Stated goal: Your task is to transcribe all of the data below exactly, omitting the images.

Given information:
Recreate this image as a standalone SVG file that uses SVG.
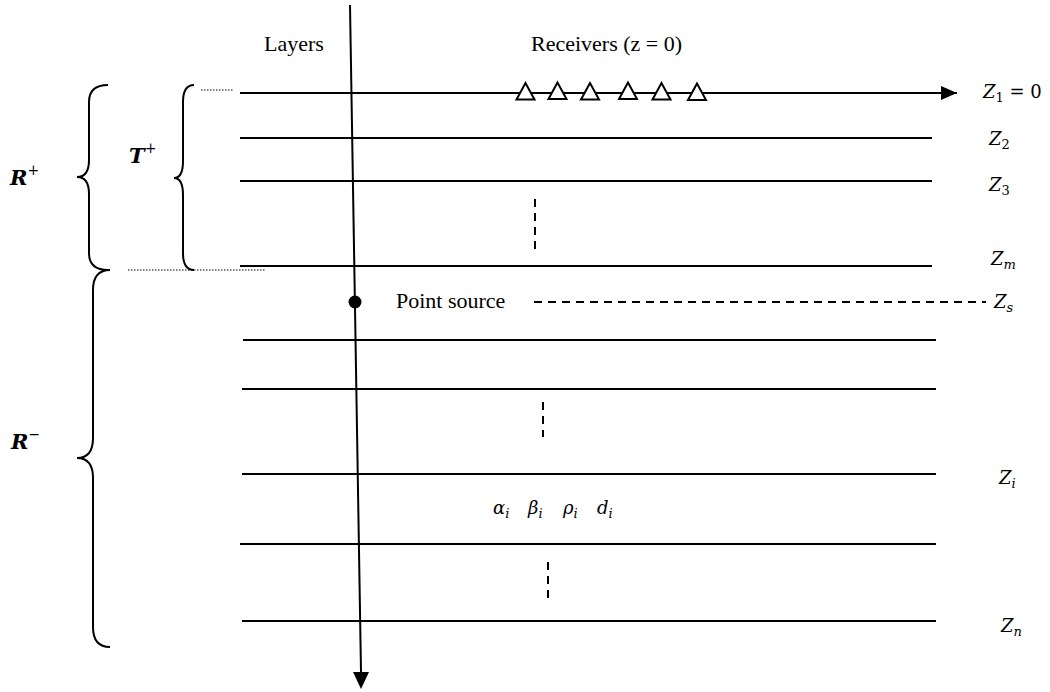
<svg xmlns="http://www.w3.org/2000/svg" width="1050" height="692" viewBox="0 0 1050 692">
<style>
.ln{stroke:#000;stroke-width:2;fill:none}
.dash{stroke:#000;stroke-width:2;stroke-dasharray:8,6;fill:none}
.dot{stroke:#000;stroke-width:1.2;stroke-dasharray:1.5,1.5;fill:none}
.br{stroke:#000;stroke-width:2;fill:none}
.tri{fill:#fff;stroke:#000;stroke-width:2}
</style>
<defs>
<marker id="ah2" markerWidth="16" markerHeight="14" refX="16" refY="7" orient="auto" markerUnits="userSpaceOnUse" viewBox="0 0 16 14">
<path d="M0,0 L16,7 L0,14 z" fill="#000"/>
</marker>
</defs>
<g id="connectors">
<line id="z1" class="ln" x1="240" y1="93" x2="957" y2="93" marker-end="url(#ah2)"/>
<line id="z2" class="ln" x1="240" y1="138" x2="932" y2="138"/>
<line id="z3" class="ln" x1="240" y1="181" x2="932" y2="181"/>
<line id="zm" class="ln" x1="240" y1="266" x2="932" y2="266"/>
<line class="ln" x1="243" y1="340" x2="936" y2="340"/>
<line class="ln" x1="242" y1="389" x2="936" y2="389"/>
<line id="zi" class="ln" x1="242" y1="474" x2="936" y2="474"/>
<line class="ln" x1="240" y1="544" x2="936" y2="544"/>
<line id="zn" class="ln" x1="242" y1="621" x2="936" y2="621"/>
<line id="depth-axis" class="ln" x1="350" y1="5" x2="361" y2="672"/>
<path d="M353,672 L369,672 L361,689 z" fill="#000"/>
<line class="dash" x1="534" y1="302" x2="986" y2="302"/>
<line class="dash" x1="535" y1="199" x2="535" y2="249"/>
<line class="dash" x1="543" y1="402" x2="543" y2="437"/>
<line class="dash" x1="548" y1="562" x2="548" y2="598"/>
<line class="dot" x1="201" y1="90" x2="233" y2="90"/>
<line class="dot" x1="128" y1="270" x2="266" y2="270"/>
</g>
<g id="receivers">
<polygon class="tri" points="525.5,83 516.5,99.5 534.5,99.5"/>
<polygon class="tri" points="557.5,82.5 548.5,99 566.5,99"/>
<polygon class="tri" points="590,83 581,99.5 599,99.5"/>
<polygon class="tri" points="628,82.5 619,99 637,99"/>
<polygon class="tri" points="661.5,83 652.5,99.5 670.5,99.5"/>
<polygon class="tri" points="697,83.5 688,100 706,100"/>
</g>
<g id="point-source">
<circle cx="355" cy="302" r="6.5" fill="#000"/>
<text x="396" y="308" font-family="Liberation Serif, serif" font-size="22" fill="#000">Point source</text>
</g>
<g id="brace-rplus">
<path class="br" d="M108,85 Q89,85 89,102 L89,160 Q89,177 77,177 Q89,177 89,194 L89,253 Q89,270 108,270"/>
<text x="10" y="185" font-family="DejaVu Serif, Liberation Serif, serif" font-style="italic" font-weight="bold" font-size="21" fill="#000">R<tspan font-size="14" font-weight="normal" dy="-10">+</tspan></text>
</g>
<g id="brace-tplus">
<path class="br" d="M194,85 Q183,85 183,102 L183,161 Q183,178 174,178 Q183,178 183,195 L183,253 Q183,270 194,270"/>
<text x="129" y="163" font-family="DejaVu Serif, Liberation Serif, serif" font-style="italic" font-weight="bold" font-size="21" fill="#000">T<tspan font-size="14" font-weight="normal" dy="-10">+</tspan></text>
</g>
<g id="brace-rminus">
<path class="br" d="M110,270 Q93,270 93,290 L93,438 Q93,458 77,458 Q93,458 93,478 L93,627 Q93,647 110,647"/>
<text x="11" y="449" font-family="DejaVu Serif, Liberation Serif, serif" font-style="italic" font-weight="bold" font-size="21" fill="#000">R<tspan font-size="14" font-weight="normal" dy="-10">−</tspan></text>
</g>
<g id="labels" font-family="DejaVu Serif, Liberation Serif, serif" font-size="18" fill="#000">
<text x="264" y="51" font-family="Liberation Serif, serif" font-size="22">Layers</text>
<text x="531" y="51" font-family="Liberation Serif, serif" font-size="22">Receivers (z = 0)</text>
<text x="983" y="98" font-style="italic">Z<tspan font-size="13" font-style="normal" dy="4">1</tspan><tspan dy="-4" font-style="normal"> = 0</tspan></text>
<text x="989" y="145" font-style="italic">Z<tspan font-size="13" font-style="normal" dy="4">2</tspan></text>
<text x="989" y="191" font-style="italic">Z<tspan font-size="13" font-style="normal" dy="4">3</tspan></text>
<text x="991" y="265" font-style="italic">Z<tspan font-size="13" dy="4">m</tspan></text>
<text x="994" y="308" font-style="italic">Z<tspan font-size="13" dy="4">s</tspan></text>
<text x="999" y="484" font-style="italic">Z<tspan font-size="13" dy="4">i</tspan></text>
<text x="1001" y="632" font-style="italic">Z<tspan font-size="13" dy="4">n</tspan></text>
<text x="493" y="514" font-style="italic">α<tspan font-size="13" dy="4">i</tspan></text>
<text x="528" y="514" font-style="italic">β<tspan font-size="13" dy="4">i</tspan></text>
<text x="563" y="514" font-style="italic">ρ<tspan font-size="13" dy="4">i</tspan></text>
<text x="597" y="514" font-style="italic">d<tspan font-size="13" dy="4">i</tspan></text>
</g>
</svg>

Result of the exercise:
Recreate this image as a standalone SVG file that uses SVG.
<svg xmlns="http://www.w3.org/2000/svg" width="1050" height="692" viewBox="0 0 1050 692">
<style>
.ln{stroke:#000;stroke-width:2;fill:none}
.dash{stroke:#000;stroke-width:2;stroke-dasharray:8,6;fill:none}
.dot{stroke:#000;stroke-width:1.2;stroke-dasharray:1.5,1.5;fill:none}
.br{stroke:#000;stroke-width:2;fill:none}
.tri{fill:#fff;stroke:#000;stroke-width:2}
</style>
<defs>
<marker id="ah2" markerWidth="16" markerHeight="14" refX="16" refY="7" orient="auto" markerUnits="userSpaceOnUse" viewBox="0 0 16 14">
<path d="M0,0 L16,7 L0,14 z" fill="#000"/>
</marker>
</defs>
<g id="connectors">
<line id="z1" class="ln" x1="240" y1="93" x2="957" y2="93" marker-end="url(#ah2)"/>
<line id="z2" class="ln" x1="240" y1="138" x2="932" y2="138"/>
<line id="z3" class="ln" x1="240" y1="181" x2="932" y2="181"/>
<line id="zm" class="ln" x1="240" y1="266" x2="932" y2="266"/>
<line class="ln" x1="243" y1="340" x2="936" y2="340"/>
<line class="ln" x1="242" y1="389" x2="936" y2="389"/>
<line id="zi" class="ln" x1="242" y1="474" x2="936" y2="474"/>
<line class="ln" x1="240" y1="544" x2="936" y2="544"/>
<line id="zn" class="ln" x1="242" y1="621" x2="936" y2="621"/>
<line id="depth-axis" class="ln" x1="350" y1="5" x2="361" y2="672"/>
<path d="M353,672 L369,672 L361,689 z" fill="#000"/>
<line class="dash" x1="534" y1="302" x2="986" y2="302"/>
<line class="dash" x1="535" y1="199" x2="535" y2="249"/>
<line class="dash" x1="543" y1="402" x2="543" y2="437"/>
<line class="dash" x1="548" y1="562" x2="548" y2="598"/>
<line class="dot" x1="201" y1="90" x2="233" y2="90"/>
<line class="dot" x1="128" y1="270" x2="266" y2="270"/>
</g>
<g id="receivers">
<polygon class="tri" points="525.5,83 516.5,99.5 534.5,99.5"/>
<polygon class="tri" points="557.5,82.5 548.5,99 566.5,99"/>
<polygon class="tri" points="590,83 581,99.5 599,99.5"/>
<polygon class="tri" points="628,82.5 619,99 637,99"/>
<polygon class="tri" points="661.5,83 652.5,99.5 670.5,99.5"/>
<polygon class="tri" points="697,83.5 688,100 706,100"/>
</g>
<g id="point-source">
<circle cx="355" cy="302" r="6.5" fill="#000"/>
<text x="396" y="308" font-family="Liberation Serif, serif" font-size="22" fill="#000">Point source</text>
</g>
<g id="brace-rplus">
<path class="br" d="M108,85 Q89,85 89,102 L89,160 Q89,177 77,177 Q89,177 89,194 L89,253 Q89,270 108,270"/>
<text x="10" y="185" font-family="DejaVu Serif, Liberation Serif, serif" font-style="italic" font-weight="bold" font-size="21" fill="#000">R<tspan font-size="14" font-weight="normal" dy="-10">+</tspan></text>
</g>
<g id="brace-tplus">
<path class="br" d="M194,85 Q183,85 183,102 L183,161 Q183,178 174,178 Q183,178 183,195 L183,253 Q183,270 194,270"/>
<text x="129" y="163" font-family="DejaVu Serif, Liberation Serif, serif" font-style="italic" font-weight="bold" font-size="21" fill="#000">T<tspan font-size="14" font-weight="normal" dy="-10">+</tspan></text>
</g>
<g id="brace-rminus">
<path class="br" d="M110,270 Q93,270 93,290 L93,438 Q93,458 77,458 Q93,458 93,478 L93,627 Q93,647 110,647"/>
<text x="11" y="449" font-family="DejaVu Serif, Liberation Serif, serif" font-style="italic" font-weight="bold" font-size="21" fill="#000">R<tspan font-size="14" font-weight="normal" dy="-10">−</tspan></text>
</g>
<g id="labels" font-family="DejaVu Serif, Liberation Serif, serif" font-size="18" fill="#000">
<text x="264" y="51" font-family="Liberation Serif, serif" font-size="22">Layers</text>
<text x="531" y="51" font-family="Liberation Serif, serif" font-size="22">Receivers (z = 0)</text>
<text x="983" y="98" font-style="italic">Z<tspan font-size="13" font-style="normal" dy="4">1</tspan><tspan dy="-4" font-style="normal"> = 0</tspan></text>
<text x="989" y="145" font-style="italic">Z<tspan font-size="13" font-style="normal" dy="4">2</tspan></text>
<text x="989" y="191" font-style="italic">Z<tspan font-size="13" font-style="normal" dy="4">3</tspan></text>
<text x="991" y="265" font-style="italic">Z<tspan font-size="13" dy="4">m</tspan></text>
<text x="994" y="308" font-style="italic">Z<tspan font-size="13" dy="4">s</tspan></text>
<text x="999" y="484" font-style="italic">Z<tspan font-size="13" dy="4">i</tspan></text>
<text x="1001" y="632" font-style="italic">Z<tspan font-size="13" dy="4">n</tspan></text>
<text x="493" y="514" font-style="italic">α<tspan font-size="13" dy="4">i</tspan></text>
<text x="528" y="514" font-style="italic">β<tspan font-size="13" dy="4">i</tspan></text>
<text x="563" y="514" font-style="italic">ρ<tspan font-size="13" dy="4">i</tspan></text>
<text x="597" y="514" font-style="italic">d<tspan font-size="13" dy="4">i</tspan></text>
</g>
</svg>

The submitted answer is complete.